While attending the trade show in Berlin I wanted to taste some good German food, but the fare at the ITB’s food court was rather uninspiring. I was not a huge fan of Bratwurst, and although others consumed the fat sausages eagerly I wasn’t impressed.  I ate breakfast each day at the hotel, which consisted of cheese, cold cuts, rolls and yoghurt, and while it was acceptable food it wasn’t the German cuisine I wanted to experience.

Bruno Fink, the man who owned the Bequia Beach Club at Friendship, had flown in from Stuttgart for the trade show.  He offered to take the tourism department out for dinner, and that included me.  Bruno led us to a restaurant located on Kurfurstendamm, West Berlin’s famous main street.  It was easy to see that the dining establishment catered to tourists, the menu had pictures of animals beside each offering, which I found pretty funny.  The menu was written in German but at least you knew whether you were ordering fish, pork, beef or chicken!  I asked Bruno to translate the word Petersilienkartoffeln for me, it was the longest word I had ever seen and I wondered what it meant.  When he told me it meant Parsley Potatoes I had to laugh, such a long word for such simple food!  I ordered the Wiener Schnitzel, and although it was O.K I found it somewhat tasteless.
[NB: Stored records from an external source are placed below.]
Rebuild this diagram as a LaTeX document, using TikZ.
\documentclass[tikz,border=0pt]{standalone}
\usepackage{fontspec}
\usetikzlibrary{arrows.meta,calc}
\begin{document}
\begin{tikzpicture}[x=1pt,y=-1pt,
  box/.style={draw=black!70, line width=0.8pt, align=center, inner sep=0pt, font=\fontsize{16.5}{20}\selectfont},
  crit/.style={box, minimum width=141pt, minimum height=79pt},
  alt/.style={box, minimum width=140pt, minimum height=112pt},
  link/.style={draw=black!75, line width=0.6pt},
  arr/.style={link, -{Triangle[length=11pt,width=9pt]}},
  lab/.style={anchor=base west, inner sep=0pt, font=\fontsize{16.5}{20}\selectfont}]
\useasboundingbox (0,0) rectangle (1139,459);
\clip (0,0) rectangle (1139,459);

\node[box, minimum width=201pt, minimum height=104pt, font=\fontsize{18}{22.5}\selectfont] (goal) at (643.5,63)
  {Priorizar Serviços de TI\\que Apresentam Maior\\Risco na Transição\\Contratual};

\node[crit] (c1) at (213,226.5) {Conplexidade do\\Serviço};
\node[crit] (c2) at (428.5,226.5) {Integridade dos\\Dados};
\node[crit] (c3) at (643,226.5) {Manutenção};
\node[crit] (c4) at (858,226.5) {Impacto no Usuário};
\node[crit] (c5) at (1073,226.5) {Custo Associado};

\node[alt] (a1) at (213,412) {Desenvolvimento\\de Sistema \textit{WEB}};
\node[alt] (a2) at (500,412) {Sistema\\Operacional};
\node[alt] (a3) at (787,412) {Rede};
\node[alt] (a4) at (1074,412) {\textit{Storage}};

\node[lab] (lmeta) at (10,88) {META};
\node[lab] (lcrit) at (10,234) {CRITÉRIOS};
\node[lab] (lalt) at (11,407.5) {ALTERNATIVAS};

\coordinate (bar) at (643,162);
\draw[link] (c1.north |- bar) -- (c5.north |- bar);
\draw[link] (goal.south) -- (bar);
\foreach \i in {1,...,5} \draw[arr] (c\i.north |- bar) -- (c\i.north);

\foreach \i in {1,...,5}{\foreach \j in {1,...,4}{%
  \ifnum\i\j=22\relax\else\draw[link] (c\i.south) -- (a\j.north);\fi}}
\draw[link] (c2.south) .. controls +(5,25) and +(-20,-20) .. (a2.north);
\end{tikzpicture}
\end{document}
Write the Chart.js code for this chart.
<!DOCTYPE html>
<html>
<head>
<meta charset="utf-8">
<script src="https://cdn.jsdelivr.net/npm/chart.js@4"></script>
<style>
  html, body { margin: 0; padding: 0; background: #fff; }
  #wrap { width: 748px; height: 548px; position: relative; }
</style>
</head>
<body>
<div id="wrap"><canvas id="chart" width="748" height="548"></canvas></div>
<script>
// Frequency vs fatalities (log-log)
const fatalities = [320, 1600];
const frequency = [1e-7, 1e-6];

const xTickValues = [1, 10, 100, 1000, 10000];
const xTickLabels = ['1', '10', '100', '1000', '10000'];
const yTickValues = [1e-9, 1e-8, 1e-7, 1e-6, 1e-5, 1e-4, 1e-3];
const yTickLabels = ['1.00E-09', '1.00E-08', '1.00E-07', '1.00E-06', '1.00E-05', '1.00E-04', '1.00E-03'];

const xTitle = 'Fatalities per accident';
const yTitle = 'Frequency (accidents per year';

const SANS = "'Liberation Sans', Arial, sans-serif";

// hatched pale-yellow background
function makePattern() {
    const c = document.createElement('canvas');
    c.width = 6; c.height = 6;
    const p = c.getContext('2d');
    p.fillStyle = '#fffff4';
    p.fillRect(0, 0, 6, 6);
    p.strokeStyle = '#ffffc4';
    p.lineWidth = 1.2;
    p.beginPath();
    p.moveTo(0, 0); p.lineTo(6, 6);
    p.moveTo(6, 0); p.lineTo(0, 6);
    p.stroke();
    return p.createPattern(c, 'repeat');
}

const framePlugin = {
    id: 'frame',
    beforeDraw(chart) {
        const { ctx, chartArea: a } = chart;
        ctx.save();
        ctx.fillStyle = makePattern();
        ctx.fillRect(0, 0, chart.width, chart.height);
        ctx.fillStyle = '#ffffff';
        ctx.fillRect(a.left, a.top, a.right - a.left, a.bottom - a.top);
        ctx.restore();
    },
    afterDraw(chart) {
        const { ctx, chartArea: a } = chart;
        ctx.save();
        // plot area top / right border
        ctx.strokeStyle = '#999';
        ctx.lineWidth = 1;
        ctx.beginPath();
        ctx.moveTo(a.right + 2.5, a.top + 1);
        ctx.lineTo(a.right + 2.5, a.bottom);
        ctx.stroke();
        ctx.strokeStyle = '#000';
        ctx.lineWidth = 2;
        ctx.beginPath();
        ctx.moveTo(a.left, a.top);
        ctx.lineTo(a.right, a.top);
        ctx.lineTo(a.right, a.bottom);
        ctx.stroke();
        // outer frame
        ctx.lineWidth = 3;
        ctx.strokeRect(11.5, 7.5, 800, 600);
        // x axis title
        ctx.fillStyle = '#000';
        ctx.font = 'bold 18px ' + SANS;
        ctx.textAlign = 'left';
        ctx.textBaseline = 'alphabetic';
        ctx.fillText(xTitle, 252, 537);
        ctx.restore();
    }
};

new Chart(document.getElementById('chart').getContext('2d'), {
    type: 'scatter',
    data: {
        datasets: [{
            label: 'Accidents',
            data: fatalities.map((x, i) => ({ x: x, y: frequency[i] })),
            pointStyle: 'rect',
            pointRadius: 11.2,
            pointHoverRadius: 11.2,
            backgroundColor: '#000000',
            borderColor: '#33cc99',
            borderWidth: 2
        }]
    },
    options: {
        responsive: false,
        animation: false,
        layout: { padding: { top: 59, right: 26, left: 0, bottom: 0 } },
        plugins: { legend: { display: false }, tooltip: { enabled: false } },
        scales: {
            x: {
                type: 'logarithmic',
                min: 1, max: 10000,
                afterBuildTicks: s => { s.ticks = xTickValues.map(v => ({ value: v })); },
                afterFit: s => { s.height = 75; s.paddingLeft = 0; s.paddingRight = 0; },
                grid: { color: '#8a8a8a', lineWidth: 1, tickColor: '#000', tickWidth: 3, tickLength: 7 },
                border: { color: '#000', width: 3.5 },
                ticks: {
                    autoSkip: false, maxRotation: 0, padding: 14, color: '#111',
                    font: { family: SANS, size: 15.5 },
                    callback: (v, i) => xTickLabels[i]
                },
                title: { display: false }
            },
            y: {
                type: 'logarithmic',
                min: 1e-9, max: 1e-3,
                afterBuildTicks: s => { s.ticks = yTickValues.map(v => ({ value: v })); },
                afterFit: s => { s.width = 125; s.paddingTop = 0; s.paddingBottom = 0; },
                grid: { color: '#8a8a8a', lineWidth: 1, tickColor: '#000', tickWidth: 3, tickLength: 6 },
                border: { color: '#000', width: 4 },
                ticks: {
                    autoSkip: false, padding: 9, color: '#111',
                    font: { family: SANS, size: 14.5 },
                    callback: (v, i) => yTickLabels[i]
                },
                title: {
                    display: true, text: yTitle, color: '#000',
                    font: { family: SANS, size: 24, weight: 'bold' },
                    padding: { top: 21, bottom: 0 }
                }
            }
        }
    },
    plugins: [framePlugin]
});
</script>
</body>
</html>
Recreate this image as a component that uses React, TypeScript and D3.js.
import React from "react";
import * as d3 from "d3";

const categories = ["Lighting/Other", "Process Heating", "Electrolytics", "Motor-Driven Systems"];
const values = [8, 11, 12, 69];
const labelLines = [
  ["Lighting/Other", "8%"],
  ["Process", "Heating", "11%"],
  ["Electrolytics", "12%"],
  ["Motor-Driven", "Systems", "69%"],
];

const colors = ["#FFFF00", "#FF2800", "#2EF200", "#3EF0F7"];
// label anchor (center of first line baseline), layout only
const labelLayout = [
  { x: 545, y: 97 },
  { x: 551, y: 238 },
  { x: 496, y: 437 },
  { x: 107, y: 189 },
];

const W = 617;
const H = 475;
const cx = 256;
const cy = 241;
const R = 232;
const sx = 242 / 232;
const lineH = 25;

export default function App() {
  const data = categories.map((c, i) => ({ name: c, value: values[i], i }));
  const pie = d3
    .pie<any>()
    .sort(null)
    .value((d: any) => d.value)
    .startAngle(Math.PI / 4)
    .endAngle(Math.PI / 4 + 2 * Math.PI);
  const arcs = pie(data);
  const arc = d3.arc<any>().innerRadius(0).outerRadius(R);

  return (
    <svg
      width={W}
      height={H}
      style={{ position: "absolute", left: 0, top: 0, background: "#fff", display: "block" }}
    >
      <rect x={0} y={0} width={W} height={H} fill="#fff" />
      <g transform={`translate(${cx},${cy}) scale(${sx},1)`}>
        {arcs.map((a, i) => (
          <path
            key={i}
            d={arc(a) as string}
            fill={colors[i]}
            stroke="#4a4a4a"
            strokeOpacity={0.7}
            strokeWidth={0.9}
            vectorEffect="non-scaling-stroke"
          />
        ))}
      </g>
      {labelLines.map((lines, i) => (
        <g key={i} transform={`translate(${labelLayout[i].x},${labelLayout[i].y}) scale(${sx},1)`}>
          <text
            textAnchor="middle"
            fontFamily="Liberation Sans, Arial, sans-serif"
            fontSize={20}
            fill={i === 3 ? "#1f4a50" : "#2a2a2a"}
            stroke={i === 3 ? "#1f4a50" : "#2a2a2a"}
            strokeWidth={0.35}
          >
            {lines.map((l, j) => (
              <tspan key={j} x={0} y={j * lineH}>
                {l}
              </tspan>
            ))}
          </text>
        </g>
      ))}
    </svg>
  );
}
The vegetables also lacked inspiration, the potato salad on one side of the meat and the sauerkraut on the other made for a strangely colorless and bland plate of food. Bruno was disappointed in the restaurant and informed us that the food was not good German food at all.  He wanted to fly us to Stuttgart so that we could experience real German cuisine, what we had just eaten was tourist fare.

I spent a lot of time with Janet Woods, the Director of the St. Vincent Department of Tourism, and discovered that she had a lot of friends from other Caribbean Islands.  I believe it was the owner of a hotel in Anguilla who told us about a famous place in Berlin called Zur letzten Instanz.  This family-run restaurant was evidently established in 1621, making it the oldest restaurant in Berlin, and boasted having served Napoleon and Charlie Chaplin.  This I had to see!  A plan was immediately made for Janet, myself and the delegation from St. Kitts to dine at Zur letzten Instanz the following evening.  I was advised by those who had already patronized the restaurant to order the house specialty, something called Eisbein.

The Berlin trade show was held in the middle of March, and it was snowing as we approached the famous restaurant on Waisenstrasse.  I was impressed by the old building, with its green wooden shutters and soft lighting it looked very inviting after our cold walk.  The aromas as we opened the front door smelled heavenly, and I knew without a doubt that I was going to enjoy the food!  The restaurant was filled to the brim with noisy diners, and at a glance I could see that we were probably the only tourists.  It was actually hard to see what the interior of the restaurant looked like, and when the waiter approached our table I could barely see his head.  Every diner seemed to have a fork in one hand and a lit cigarette in the other, and the smoke floated heavily in the air.

The menu was long and confusing. I spoke no German and they didn’t have fish, chicken, cow and pig pictures for me to have an idea of what was on offer!  However, I remembered the advice I had been given and ordered the Eisbein and a Pils, then settled back to enjoy the festive atmosphere.  It was always a good sign when a restaurant was packed, even better when it was packed by locals, and I knew the food must be good.  I drank my beer and people-watched through the cloud of cigarette smoke that hung like drapes over each table, waiting happily for the arrival of my Eisbein.

I was blown away when my dinner was placed in front of me.  The meal was so huge that it sat on an oblong platter instead of a plate, there was no way one person could possibly eat all that food.  Eisbein had been described to me as pork knuckle and I therefore hadn’t been expecting what appeared to be a whole ham on my plate!  Janet Woods was amazed by her Eisbein as well, whispering that it could feed a whole village in St. Vincent.  When I tasted the tender pork it was indescribably delicious, I had never eaten such wonderful meat and devoured as much of it as was humanly possible.  It was superb. As Janet and I walked back to our hotel we laughed about the experience, we had not been able to eat even a quarter of the Eisbein yet the tables around us had finished every scrap. It had been my first taste of real German food and I have never forgotten it, I can still almost taste it more than three decades later!